これらの在留資格はそれぞれに特徴と制約があり、企業の人材ニーズや育成方針に合わせた選択が重要です。各在留資格の違いは以下の通りでした。

在留資格

家族帯同の可否

永住権獲得の可否

在留資格の獲得できるタイミング

人数

転職の可否

在留期間

在留資格「介護」

介護福祉士国家試験に合格後

約9300人

可能

5年ごとに更新

EPA(経済連携協定)

候補者は不可

候補者は不可

本国で選別試験に合格後

約3200人

候補者の段階では不可

1年ごとに更新し4年間まで

技能実習

不可

不可

本国の送り出し期間に選抜される

約15,000人

不可

最長5年間

特定技能

不可

不可

日本語試験と介護技能試験に合格後

約28,000人

可能

最長5年間

短期的な人材確保を優先するのか、長期的な人材育成を重視するのかによって、適切な在留資格の選択は異なってきます。

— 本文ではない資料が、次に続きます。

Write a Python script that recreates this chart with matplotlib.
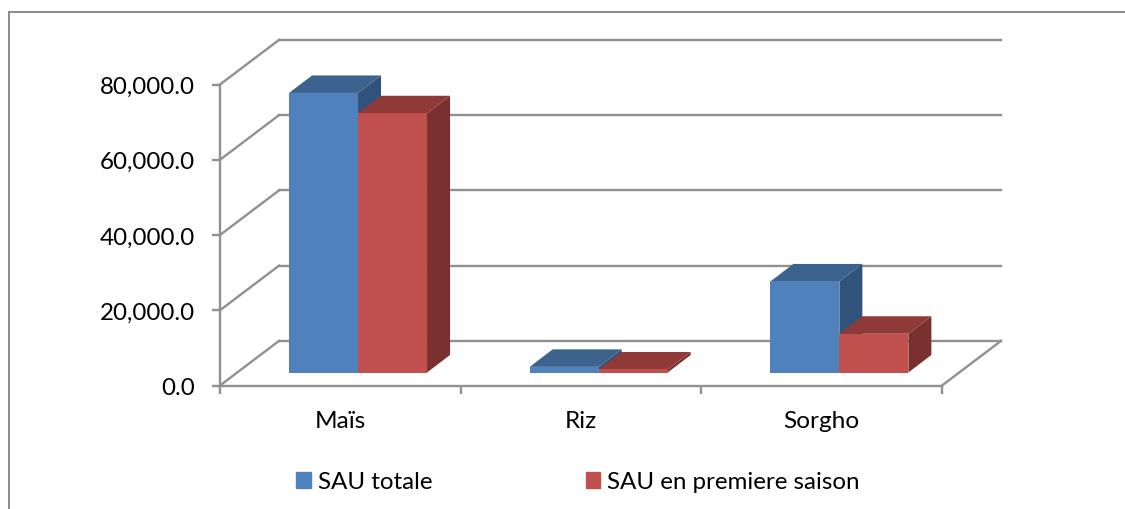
import matplotlib
matplotlib.use('Agg')
import matplotlib.pyplot as plt
from matplotlib.lines import Line2D
from matplotlib.patches import Patch

plt.rcParams['font.family'] = ['Lato', 'DejaVu Sans']

# donnees
categories = ['Maïs', 'Riz', 'Sorgho']
sau_totale = [74300, 1500, 24200]
sau_premiere = [68900, 800, 10300]
y_ticks = [0, 20000, 40000, 60000, 80000]

W, H = 1125, 510
GRID = '#909090'

fig = plt.figure(figsize=(W / 100, H / 100), dpi=100)
ax = fig.add_axes([220 / W, (H - 386.5) / H, 722 / W, 301 / H])
ax.set_xlim(0, 3)
ax.set_ylim(0, 80000)

# profondeur de la perspective, en unites des axes
wall_dx = 59 / 240.67
wall_dy = 44.6 * 80000 / 301
shift_dx = 17.7 / 240.67
shift_dy = 13 * 80000 / 301
depth_dx = 23 / 240.67
depth_dy = 17.5 * 80000 / 301
bar_w = 69 / 240.67


def bar3d(x0, val, front, top, side):
    x0 = x0 + shift_dx
    y0 = shift_dy
    y1 = y0 + val
    x1 = x0 + bar_w
    ax.fill([x1, x1 + depth_dx, x1 + depth_dx, x1],
            [y0, y0 + depth_dy, y1 + depth_dy, y1], color=side, lw=0, clip_on=False, zorder=3)
    ax.fill([x0, x1, x1 + depth_dx, x0 + depth_dx],
            [y1, y1, y1 + depth_dy, y1 + depth_dy], color=top, lw=0, clip_on=False, zorder=3)
    ax.fill([x0, x1, x1, x0], [y0, y0, y1, y1], color=front, lw=0, clip_on=False, zorder=3)


# murs et grille
for v in y_ticks:
    ax.plot([0, wall_dx], [v, v + wall_dy], color=GRID, lw=1.7, clip_on=False, zorder=1)
    ax.plot([wall_dx, 3 + wall_dx], [v + wall_dy, v + wall_dy], color=GRID, lw=1.7, clip_on=False, zorder=1)
ax.plot([3, 3 + wall_dx], [0, wall_dy], color=GRID, lw=1.7, clip_on=False, zorder=1)

for i in range(len(categories)):
    bar3d(i + 0.5 - bar_w, sau_totale[i], '#4f81bd', '#3c628e', '#31527a')
    bar3d(i + 0.5, sau_premiere[i], '#c0504d', '#8f3a38', '#7a302e')

for s in ['top', 'right']:
    ax.spines[s].set_visible(False)
for s in ['left', 'bottom']:
    ax.spines[s].set_color(GRID)
    ax.spines[s].set_linewidth(1.7)

ax.set_yticks(y_ticks)
ax.set_yticklabels(['{:,.1f}'.format(v) for v in y_ticks])
ax.set_xticks([0, 1, 2, 3])
ax.set_xticklabels([])
ax.set_xticks([0.5, 1.5, 2.5], minor=True)
ax.set_xticklabels(categories, minor=True)
ax.tick_params(axis='x', which='major', length=6, width=1.7, color=GRID)
ax.tick_params(axis='x', which='minor', length=0, pad=18, labelsize=17.6)
ax.tick_params(axis='y', length=6, width=1.7, color=GRID, labelsize=17.4, pad=12)

handles = [Patch(color='#4f81bd', label='SAU totale'),
           Patch(color='#c0504d', label='SAU en premiere saison')]
fig.legend(handles=handles, ncol=2, frameon=False, fontsize=17.4,
           loc='center left', bbox_to_anchor=(289 / W, (H - 483) / H),
           handlelength=0.61, handleheight=0.61, handletextpad=0.28,
           columnspacing=6.35, borderpad=0.3, borderaxespad=0)

# cadre du graphique
fig.add_artist(Line2D([8.5 / W, 8.5 / W], [0, (H - 12.5) / H], color='#8a8a8a', lw=1.4))
fig.add_artist(Line2D([8.5 / W, 1], [(H - 12.5) / H, (H - 12.5) / H], color='#8a8a8a', lw=1.4))

fig.savefig('out.png', dpi=100)
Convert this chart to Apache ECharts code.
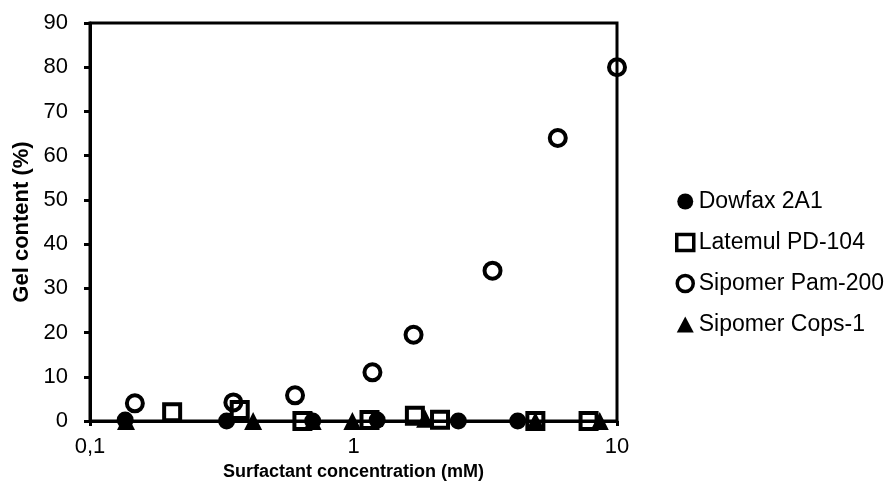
<!DOCTYPE html>
<html>
<head>
<meta charset="utf-8">
<script src="https://cdn.jsdelivr.net/npm/echarts@6/dist/echarts.min.js"></script>
<style>
  html, body { margin: 0; padding: 0; background: #fff; }
  #chart { width: 887px; height: 495px; }
</style>
</head>
<body>
<div id="chart"></div>
<script>
// 데이터 (x: mM, y: %)
const seriesNames = ['Dowfax 2A1', 'Latemul PD-104', 'Sipomer Pam-200', 'Sipomer Cops-1'];

const dowfaxX = [0.136, 0.33, 0.7, 1.23, 2.5, 4.2];
const dowfaxY = [0.2, 0, 0, 0.2, 0, 0];

const latemulX = [0.205, 0.37, 0.64, 1.15, 1.71, 2.13, 4.9, 7.8];
const latemulY = [2, 2.5, 0, 0.2, 1.2, 0.3, 0, 0];

const pamX = [0.148, 0.35, 0.6, 1.18, 1.69, 3.37, 5.96, 10];
const pamY = [4, 4.2, 5.8, 11, 19.5, 34, 64, 80];

const copsX = [0.137, 0.416, 0.7, 0.99, 1.87, 4.9, 8.6];
const copsY = [0, 0, 0, 0, 0.5, 0, 0];

const xTickLabels = { 0.1: '0,1', 1: '1', 10: '10' };

const FONT = '"Liberation Sans", Arial, sans-serif';

function pairs(xs, ys) {
  return xs.map((x, i) => [x, ys[i]]);
}

let myChart = echarts.init(document.getElementById('chart'));

// 속이 빈 마커 (검정 굵은 테두리)
const openStyle = {
  color: 'rgba(255,255,255,0)',
  borderColor: '#000',
  borderWidth: 4,
  opacity: 1,
};
const solidStyle = { color: '#000', opacity: 1 };

var option = {
  animation: false,
  backgroundColor: '#fff',
  grid: {
    left: 90,
    right: 270,
    top: 23,
    bottom: 74,
    show: true,
    borderColor: '#000',
    borderWidth: 3,
  },
  legend: {
    orient: 'vertical',
    left: 675,
    top: 190,
    padding: 0,
    itemGap: 18,
    itemWidth: 17,
    itemHeight: 16,
    textStyle: { fontFamily: FONT, fontSize: 23, color: '#000' },
    data: [
      { name: seriesNames[0], itemStyle: { color: '#000', opacity: 1 } },
      { name: seriesNames[1], itemStyle: { color: '#fff', borderColor: '#000', borderWidth: 3.5 } },
      { name: seriesNames[2], itemStyle: { color: '#fff', borderColor: '#000', borderWidth: 3.5 } },
      { name: seriesNames[3], itemStyle: { color: '#000', opacity: 1 } },
    ],
  },
  xAxis: {
    type: 'log',
    logBase: 10,
    min: 0.1,
    max: 10,
    name: 'Surfactant concentration (mM)',
    nameLocation: 'middle',
    nameGap: 41,
    nameTextStyle: { fontFamily: FONT, fontSize: 18, fontWeight: 'bold', color: '#000' },
    axisLine: { show: true, lineStyle: { color: '#000', width: 3 } },
    axisTick: { show: true, inside: false, length: 5, lineStyle: { color: '#000', width: 3 } },
    minorTick: { show: false },
    splitLine: { show: false },
    axisLabel: {
      fontFamily: FONT,
      fontSize: 22,
      color: '#000',
      margin: 15,
      formatter: (v) => xTickLabels[v] !== undefined ? xTickLabels[v] : '',
    },
  },
  yAxis: {
    type: 'value',
    min: 0,
    max: 90,
    interval: 10,
    name: 'Gel content (%)',
    nameLocation: 'middle',
    nameGap: 46,
    nameTextStyle: { fontFamily: FONT, fontSize: 22, fontWeight: 'bold', color: '#000' },
    axisLine: { show: true, lineStyle: { color: '#000', width: 3 } },
    axisTick: { show: true, inside: false, length: 6, lineStyle: { color: '#000', width: 3 } },
    splitLine: { show: false },
    axisLabel: { fontFamily: FONT, fontSize: 22, color: '#000', margin: 22 },
  },
  series: [
    {
      name: seriesNames[0],
      type: 'scatter',
      symbol: 'circle',
      symbolSize: 17,
      itemStyle: solidStyle,
      data: pairs(dowfaxX, dowfaxY),
    },
    {
      name: seriesNames[1],
      type: 'scatter',
      symbol: 'rect',
      symbolSize: 16,
      itemStyle: openStyle,
      data: pairs(latemulX, latemulY),
    },
    {
      name: seriesNames[2],
      type: 'scatter',
      symbol: 'circle',
      symbolSize: 16,
      itemStyle: openStyle,
      data: pairs(pamX, pamY),
    },
    {
      name: seriesNames[3],
      type: 'scatter',
      symbol: 'triangle',
      symbolSize: 18,
      itemStyle: solidStyle,
      data: pairs(copsX, copsY),
    },
  ],
};

myChart.setOption(option);
</script>
</body>
</html>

2025年4月の制度改正により、一定条件下で「技能実習」と「特定技能」でも訪問介護にも従事できるようになりましたが、事業所内での研修や指導体制の整備が求められています。

2025年の制度拡大を契機に、より多くの外国人材が日本の介護現場で活躍することが予想されます。この変化を前向きに捉え、適切な準備と支援体制を整えることで、介護人材不足の解消だけでなく、多様性に富んだ豊かな介護環境の創出につなげていきましょう。